The Italian front has been quiet since the failed Austro-Hungarian attempt to cross the Piave in June. Now that the war looks like it will soon be ending, Prime Minister Orlando of Italy is desperately prodding Diaz, the army commander, to attack. Orlando fears that if Italy sits out the war’s end then it will be robbed of its rightful share of the spoils of victory.

After some foot-dragging, Diaz is now ready to attack. Tomorrow is the big day, with his men to launch a two-pronged attack: northwards against Monte Grappa and eastwards across the Piave. And the Italians will not be fighting on their own. After the Caporetto disaster British troops were sent to bolster the Italian defence and now these will assist in the crossing of the Piave. Although tomorrow is the day of the main assault, British troops make their first moves today, occupying islands in the wide channel of the river that will be used as jumping off points for the attack on the east bank.

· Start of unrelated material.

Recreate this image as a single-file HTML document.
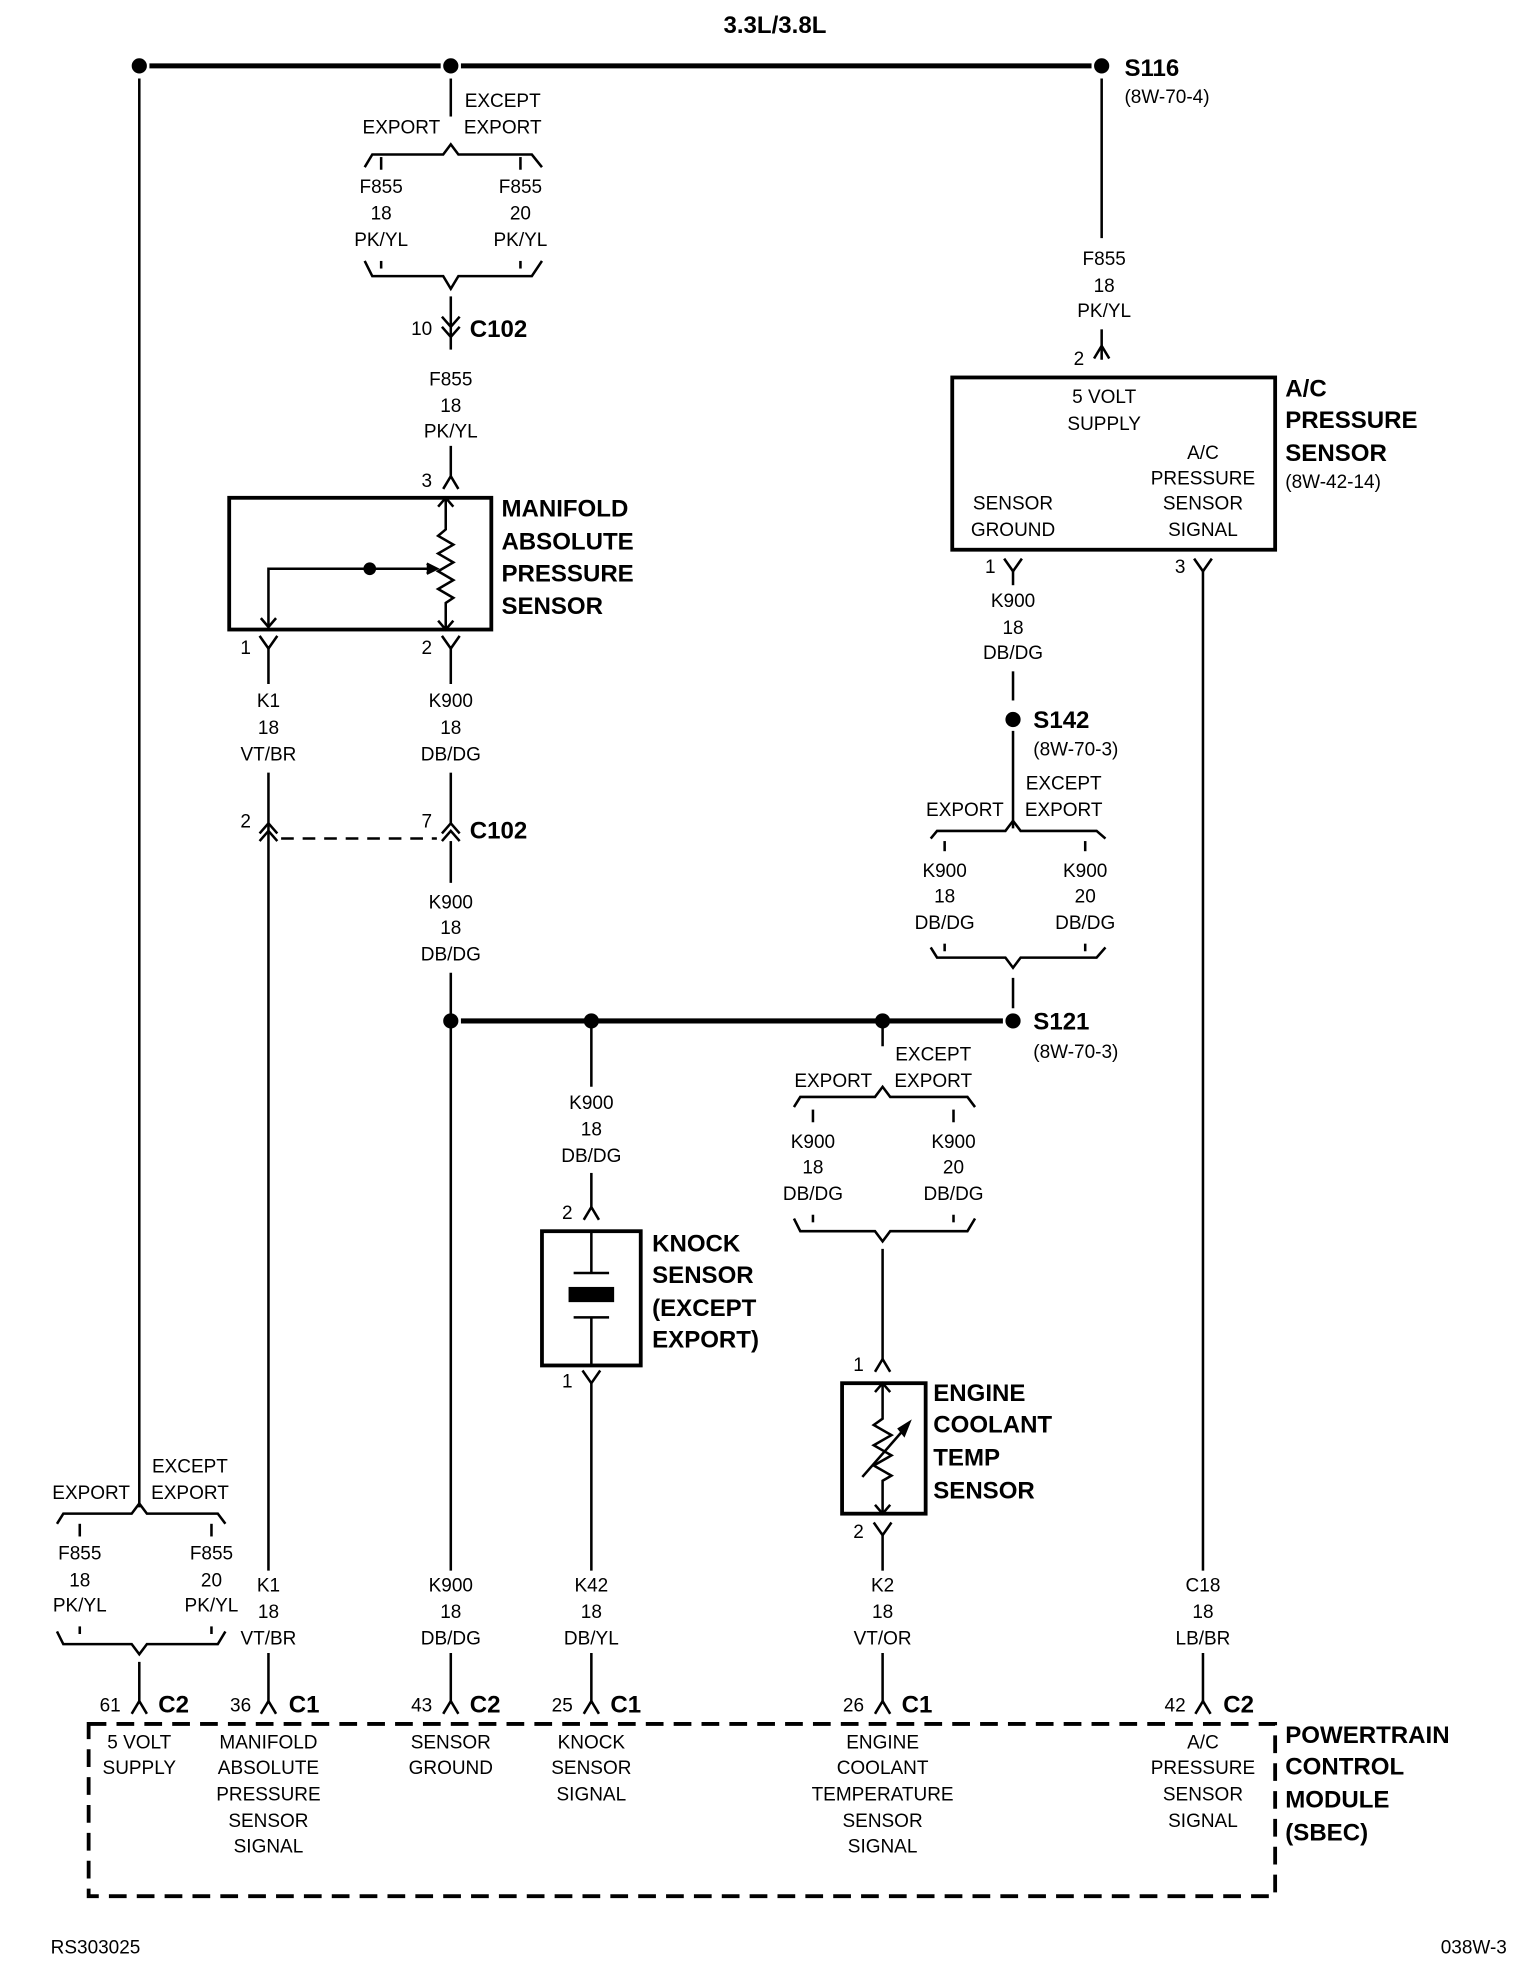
<!DOCTYPE html>
<html><head><meta charset="utf-8"><style>
html,body{margin:0;padding:0;background:#fff;}
svg{display:block;}
text{font-family:"Liberation Sans Narrow","Liberation Sans",sans-serif;fill:#000;}
.t{font-size:15px;text-anchor:middle;dominant-baseline:central;}
.l{font-size:15px;dominant-baseline:central;}
.b{font-size:19px;font-weight:bold;dominant-baseline:central;}
</style></head><body>
<svg width="1536" height="1976" viewBox="0 0 1213 1560" preserveAspectRatio="none" xmlns="http://www.w3.org/2000/svg">
<defs>
<path id="up" d="M-6,6 L0,-4 L6,6" fill="none" stroke="#000" stroke-width="2"/>
<path id="dn" d="M-7,-6 L0,4 L7,-6" fill="none" stroke="#000" stroke-width="2"/>
</defs>
<g stroke="#000" stroke-width="2" fill="none">
<line x1="118" y1="52" x2="348" y2="52" stroke-width="4"/>
<line x1="364" y1="52" x2="862" y2="52" stroke-width="4"/>
<line x1="110" y1="62" x2="110" y2="1190"/>
<line x1="356" y1="62" x2="356" y2="92"/>
<path d="M288,132 L294,122 L350,122 L356,114 L362,122 L420,122 L428,132"/>
<line x1="301" y1="124" x2="301" y2="134"/><line x1="411" y1="124" x2="411" y2="134"/>
<line x1="301" y1="206" x2="301" y2="212"/><line x1="411" y1="206" x2="411" y2="212"/>
<path d="M288,206 L294,218 L350,218 L356,228 L362,218 L420,218 L428,206"/>
<line x1="356" y1="234" x2="356" y2="276"/>
<path d="M349,250 L356,258 L363,250 M349,258 L356,266 L363,258"/>
<line x1="356" y1="352" x2="356" y2="378"/>
<rect x="181" y="393" width="207" height="104" stroke-width="3"/>
<path d="M352,393 L352,418 L346,423 L358,430 L346,437 L358,444 L346,451 L358,458 L346,465 L358,472 L352,476 L352,497"/>
<path d="M346,400 L352,393 L358,400 M346,490 L352,497 L358,490"/>
<path d="M212,495 L212,449 L344,449"/>
<path d="M337,445 L345,449 L337,453" fill="#000"/>
<path d="M206,488 L212,495 L218,488"/>
<line x1="212" y1="510" x2="212" y2="540"/>
<line x1="356" y1="510" x2="356" y2="540"/>
<line x1="212" y1="610" x2="212" y2="1240"/>
<line x1="356" y1="610" x2="356" y2="650"/>
<path d="M205,658 L212,650 L219,658 M205,664 L212,656 L219,664"/>
<path d="M349,658 L356,650 L363,658 M349,664 L356,656 L363,664"/>
<line x1="222" y1="662" x2="345" y2="662" stroke-dasharray="10,7"/>
<line x1="356" y1="664" x2="356" y2="697"/>
<line x1="356" y1="768" x2="356" y2="1240"/>
<line x1="364" y1="806" x2="792" y2="806" stroke-width="4"/>
<line x1="467" y1="806" x2="467" y2="858"/>
<line x1="467" y1="926" x2="467" y2="955"/>
<rect x="428" y="972" width="78" height="106" stroke-width="3"/>
<line x1="467" y1="972" x2="467" y2="1005"/>
<line x1="453" y1="1005" x2="481" y2="1005"/>
<rect x="449" y="1016" width="36" height="12" fill="#000" stroke="none"/>
<line x1="453" y1="1040" x2="481" y2="1040"/>
<line x1="467" y1="1040" x2="467" y2="1078"/>
<line x1="467" y1="1092" x2="467" y2="1240"/>
<line x1="697" y1="806" x2="697" y2="826"/>
<path d="M627,874 L632,866 L691,866 L697,858 L703,866 L764,866 L770,874"/>
<line x1="642" y1="876" x2="642" y2="886"/><line x1="753" y1="876" x2="753" y2="886"/>
<line x1="642" y1="959" x2="642" y2="965"/><line x1="753" y1="959" x2="753" y2="965"/>
<path d="M627,962 L632,972 L691,972 L697,980 L703,972 L764,972 L770,962"/>
<line x1="697" y1="986" x2="697" y2="1074"/>
<rect x="665" y="1092" width="66" height="103" stroke-width="3"/>
<path d="M697,1092 L697,1120 L690,1125 L704,1133 L690,1141 L704,1149 L690,1157 L704,1165 L697,1169 L697,1195"/>
<path d="M691,1099 L697,1092 L703,1099 M691,1188 L697,1195 L703,1188"/>
<line x1="681" y1="1166" x2="716" y2="1126"/>
<path d="M710,1128 L718,1123 L714,1133 Z" fill="#000"/>
<line x1="697" y1="1210" x2="697" y2="1240"/>
<line x1="870" y1="62" x2="870" y2="188"/>
<line x1="870" y1="260" x2="870" y2="284"/>
<rect x="752" y="298" width="255" height="136" stroke-width="3"/>
<line x1="800" y1="450" x2="800" y2="462"/>
<line x1="800" y1="530" x2="800" y2="553"/>
<line x1="800" y1="577" x2="800" y2="654"/>
<path d="M735,662 L740,656 L794,656 L800,648 L806,656 L866,656 L873,662"/>
<line x1="746" y1="664" x2="746" y2="672"/><line x1="857" y1="664" x2="857" y2="672"/>
<line x1="746" y1="745" x2="746" y2="751"/><line x1="857" y1="745" x2="857" y2="751"/>
<path d="M735,748 L740,756 L794,756 L800,764 L806,756 L866,756 L873,748"/>
<line x1="800" y1="772" x2="800" y2="796"/>
<line x1="950" y1="450" x2="950" y2="1240"/>
<path d="M45,1203 L50,1195 L104,1195 L110,1187 L116,1195 L172,1195 L178,1203"/>
<line x1="63" y1="1203" x2="63" y2="1213"/><line x1="167" y1="1203" x2="167" y2="1213"/>
<line x1="63" y1="1284" x2="63" y2="1290"/><line x1="167" y1="1284" x2="167" y2="1290"/>
<path d="M45,1288 L50,1298 L104,1298 L110,1306 L116,1298 L172,1298 L178,1288"/>
<line x1="110" y1="1312" x2="110" y2="1345"/>
<line x1="212" y1="1305" x2="212" y2="1345"/>
<line x1="356" y1="1305" x2="356" y2="1345"/>
<line x1="467" y1="1305" x2="467" y2="1345"/>
<line x1="697" y1="1305" x2="697" y2="1345"/>
<line x1="950" y1="1305" x2="950" y2="1345"/>
<rect x="70" y="1361" width="937" height="136" stroke-width="3" stroke-dasharray="14,8"/>
</g>
<use href="#up" x="356" y="380"/>
<use href="#up" x="870" y="277"/>
<use href="#up" x="467" y="957"/>
<use href="#up" x="697" y="1077"/>
<use href="#dn" x="212" y="508"/>
<use href="#dn" x="356" y="508"/>
<use href="#dn" x="800" y="447"/>
<use href="#dn" x="950" y="447"/>
<use href="#dn" x="467" y="1088"/>
<use href="#dn" x="697" y="1208"/>
<use href="#up" x="110" y="1347"/>
<use href="#up" x="212" y="1347"/>
<use href="#up" x="356" y="1347"/>
<use href="#up" x="467" y="1347"/>
<use href="#up" x="697" y="1347"/>
<use href="#up" x="950" y="1347"/>
<g fill="#000">
<circle cx="110" cy="52" r="6"/><circle cx="356" cy="52" r="6"/><circle cx="870" cy="52" r="6"/>
<circle cx="292" cy="449" r="5"/>
<circle cx="800" cy="568" r="6"/>
<circle cx="356" cy="806" r="6"/><circle cx="467" cy="806" r="6"/><circle cx="697" cy="806" r="6"/><circle cx="800" cy="806" r="6"/>
</g>
<text class="b" x="612" y="20" text-anchor="middle">3.3L/3.8L</text>
<text class="b" x="888" y="54">S116</text>
<text class="l" x="888" y="77">(8W-70-4)</text>
<text class="t" x="397" y="80">EXCEPT</text><text class="t" x="397" y="101">EXPORT</text><text class="t" x="317" y="101">EXPORT</text>
<text class="t" x="301" y="148">F855</text><text class="t" x="301" y="169">18</text><text class="t" x="301" y="190">PK/YL</text>
<text class="t" x="411" y="148">F855</text><text class="t" x="411" y="169">20</text><text class="t" x="411" y="190">PK/YL</text>
<text class="t" x="333" y="260">10</text><text class="b" x="371" y="260">C102</text>
<text class="t" x="356" y="300">F855</text><text class="t" x="356" y="321">18</text><text class="t" x="356" y="341">PK/YL</text>
<text class="t" x="337" y="380">3</text>
<text class="b" x="396" y="402">MANIFOLD</text><text class="b" x="396" y="428">ABSOLUTE</text><text class="b" x="396" y="453">PRESSURE</text><text class="b" x="396" y="479">SENSOR</text>
<text class="t" x="194" y="512">1</text><text class="t" x="337" y="512">2</text>
<text class="t" x="212" y="554">K1</text><text class="t" x="212" y="575">18</text><text class="t" x="212" y="596">VT/BR</text>
<text class="t" x="356" y="554">K900</text><text class="t" x="356" y="575">18</text><text class="t" x="356" y="596">DB/DG</text>
<text class="t" x="194" y="649">2</text><text class="t" x="337" y="649">7</text><text class="b" x="371" y="656">C102</text>
<text class="t" x="356" y="713">K900</text><text class="t" x="356" y="733">18</text><text class="t" x="356" y="754">DB/DG</text>
<text class="b" x="816" y="807">S121</text><text class="l" x="816" y="831">(8W-70-3)</text>
<text class="t" x="467" y="871">K900</text><text class="t" x="467" y="892">18</text><text class="t" x="467" y="913">DB/DG</text>
<text class="t" x="448" y="958">2</text><text class="t" x="448" y="1091">1</text>
<text class="b" x="515" y="982">KNOCK</text><text class="b" x="515" y="1007">SENSOR</text><text class="b" x="515" y="1033">(EXCEPT</text><text class="b" x="515" y="1058">EXPORT)</text>
<text class="t" x="737" y="833">EXCEPT</text><text class="t" x="737" y="854">EXPORT</text><text class="t" x="658" y="854">EXPORT</text>
<text class="t" x="642" y="902">K900</text><text class="t" x="642" y="922">18</text><text class="t" x="642" y="943">DB/DG</text>
<text class="t" x="753" y="902">K900</text><text class="t" x="753" y="922">20</text><text class="t" x="753" y="943">DB/DG</text>
<text class="t" x="678" y="1078">1</text><text class="t" x="678" y="1210">2</text>
<text class="b" x="737" y="1100">ENGINE</text><text class="b" x="737" y="1125">COOLANT</text><text class="b" x="737" y="1151">TEMP</text><text class="b" x="737" y="1177">SENSOR</text>
<text class="t" x="872" y="205">F855</text><text class="t" x="872" y="226">18</text><text class="t" x="872" y="246">PK/YL</text>
<text class="t" x="852" y="284">2</text>
<text class="t" x="872" y="314">5 VOLT</text><text class="t" x="872" y="335">SUPPLY</text>
<text class="t" x="950" y="358">A/C</text><text class="t" x="950" y="378">PRESSURE</text><text class="t" x="950" y="398">SENSOR</text><text class="t" x="950" y="419">SIGNAL</text>
<text class="t" x="800" y="398">SENSOR</text><text class="t" x="800" y="419">GROUND</text>
<text class="b" x="1015" y="307">A/C</text><text class="b" x="1015" y="332">PRESSURE</text><text class="b" x="1015" y="358">SENSOR</text>
<text class="l" x="1015" y="381">(8W-42-14)</text>
<text class="t" x="782" y="448">1</text><text class="t" x="932" y="448">3</text>
<text class="t" x="800" y="475">K900</text><text class="t" x="800" y="496">18</text><text class="t" x="800" y="516">DB/DG</text>
<text class="b" x="816" y="569">S142</text><text class="l" x="816" y="592">(8W-70-3)</text>
<text class="t" x="840" y="619">EXCEPT</text><text class="t" x="840" y="640">EXPORT</text><text class="t" x="762" y="640">EXPORT</text>
<text class="t" x="746" y="688">K900</text><text class="t" x="746" y="708">18</text><text class="t" x="746" y="729">DB/DG</text>
<text class="t" x="857" y="688">K900</text><text class="t" x="857" y="708">20</text><text class="t" x="857" y="729">DB/DG</text>
<text class="t" x="150" y="1158">EXCEPT</text><text class="t" x="150" y="1179">EXPORT</text><text class="t" x="72" y="1179">EXPORT</text>
<text class="t" x="63" y="1227">F855</text><text class="t" x="63" y="1248">18</text><text class="t" x="63" y="1268">PK/YL</text>
<text class="t" x="167" y="1227">F855</text><text class="t" x="167" y="1248">20</text><text class="t" x="167" y="1268">PK/YL</text>
<text class="t" x="212" y="1252">K1</text><text class="t" x="212" y="1273">18</text><text class="t" x="212" y="1294">VT/BR</text>
<text class="t" x="356" y="1252">K900</text><text class="t" x="356" y="1273">18</text><text class="t" x="356" y="1294">DB/DG</text>
<text class="t" x="467" y="1252">K42</text><text class="t" x="467" y="1273">18</text><text class="t" x="467" y="1294">DB/YL</text>
<text class="t" x="697" y="1252">K2</text><text class="t" x="697" y="1273">18</text><text class="t" x="697" y="1294">VT/OR</text>
<text class="t" x="950" y="1252">C18</text><text class="t" x="950" y="1273">18</text><text class="t" x="950" y="1294">LB/BR</text>
<text class="t" x="87" y="1347">61</text><text class="b" x="125" y="1346">C2</text>
<text class="t" x="190" y="1347">36</text><text class="b" x="228" y="1346">C1</text>
<text class="t" x="333" y="1347">43</text><text class="b" x="371" y="1346">C2</text>
<text class="t" x="444" y="1347">25</text><text class="b" x="482" y="1346">C1</text>
<text class="t" x="674" y="1347">26</text><text class="b" x="712" y="1346">C1</text>
<text class="t" x="928" y="1347">42</text><text class="b" x="966" y="1346">C2</text>
<text class="t" x="110" y="1376">5 VOLT</text><text class="t" x="110" y="1396">SUPPLY</text>
<text class="t" x="212" y="1376">MANIFOLD</text><text class="t" x="212" y="1396">ABSOLUTE</text><text class="t" x="212" y="1417">PRESSURE</text><text class="t" x="212" y="1438">SENSOR</text><text class="t" x="212" y="1458">SIGNAL</text>
<text class="t" x="356" y="1376">SENSOR</text><text class="t" x="356" y="1396">GROUND</text>
<text class="t" x="467" y="1376">KNOCK</text><text class="t" x="467" y="1396">SENSOR</text><text class="t" x="467" y="1417">SIGNAL</text>
<text class="t" x="697" y="1376">ENGINE</text><text class="t" x="697" y="1396">COOLANT</text><text class="t" x="697" y="1417">TEMPERATURE</text><text class="t" x="697" y="1438">SENSOR</text><text class="t" x="697" y="1458">SIGNAL</text>
<text class="t" x="950" y="1376">A/C</text><text class="t" x="950" y="1396">PRESSURE</text><text class="t" x="950" y="1417">SENSOR</text><text class="t" x="950" y="1438">SIGNAL</text>
<text class="b" x="1015" y="1370">POWERTRAIN</text><text class="b" x="1015" y="1395">CONTROL</text><text class="b" x="1015" y="1421">MODULE</text><text class="b" x="1015" y="1447">(SBEC)</text>
<text class="l" x="40" y="1538">RS303025</text>
<text class="l" x="1190" y="1538" text-anchor="end">038W-3</text>
</svg>
</body></html>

Boroevic, the Austro-Hungarian commander, knows an attack is coming but is pessimistic about his army’s ability to contain it. The unrest and disaffection the now grips the Empire is also felt in the army; some units are already refusing to obey orders or move up to the line. But Boroevic is still loyal to the Habsburg dynasty. His main hope now is that he will be able to extract enough loyal troops from the maelstrom to assist Emperor Karl in suppressing his enemies within the Empire.

18/10/1918 Italy prepares to attack Austria-Hungary #1918Live

Last year at Caporetto the Austro-Hungarian and Germans smashed the Italians with an offensive of such intensity that the country was almost forced out of the war. Since then Diaz, who succeeded Cadorna as the Italian commander, has striven to rebuild the Italian army. Knowing that the army’s morale is brittle he has resisted pressure put on him to attack the Austro-Hungarians: he fears the effect of another Isonzo style bloodbath on his men. Even at the most desperate stage of the German spring offensives this year Diaz denied Foch‘s request for him to launch a diversionary attack on the Austro-Hungarians.

Now though Diaz is coming under pressure to attack from his own government. Prime Minster Orlando sees that the Western Front is approaching its end game. An armistice there could bring the war to an end at any moment. It would be a disaster for Italy if her troops were seen to have sat out the war’s end, as it would weaken Italian claims to Austro-Hungarian territory on the Dalmatian coast and Istrian peninsula.

Orlando has been pushing Diaz to attack for some time now. Diaz agrees that an attack is necessary but his preparations for one are proving to be a bit drawn out. Now Orlando learns that the Austro-Hungarians are planning to withdraw unilaterally from the all territory they are occupying before suing for peace. Orlando needs to have Italian blood shed. He telegrams Diaz frantically: “Between inaction and defeat, I prefer defeat. Get moving!”.

Orlando’s message adds some urgency to Diaz’s preparations, who decides that that the attack will begin on the 24th of October. His plan is to combine a northwards assault on Monte Grappa with amphibious attacks across the Piave river towards Vittorio Veneto. The Italians hope that they will have better luck crossing the Piave than the Austro-Hungarians did in June.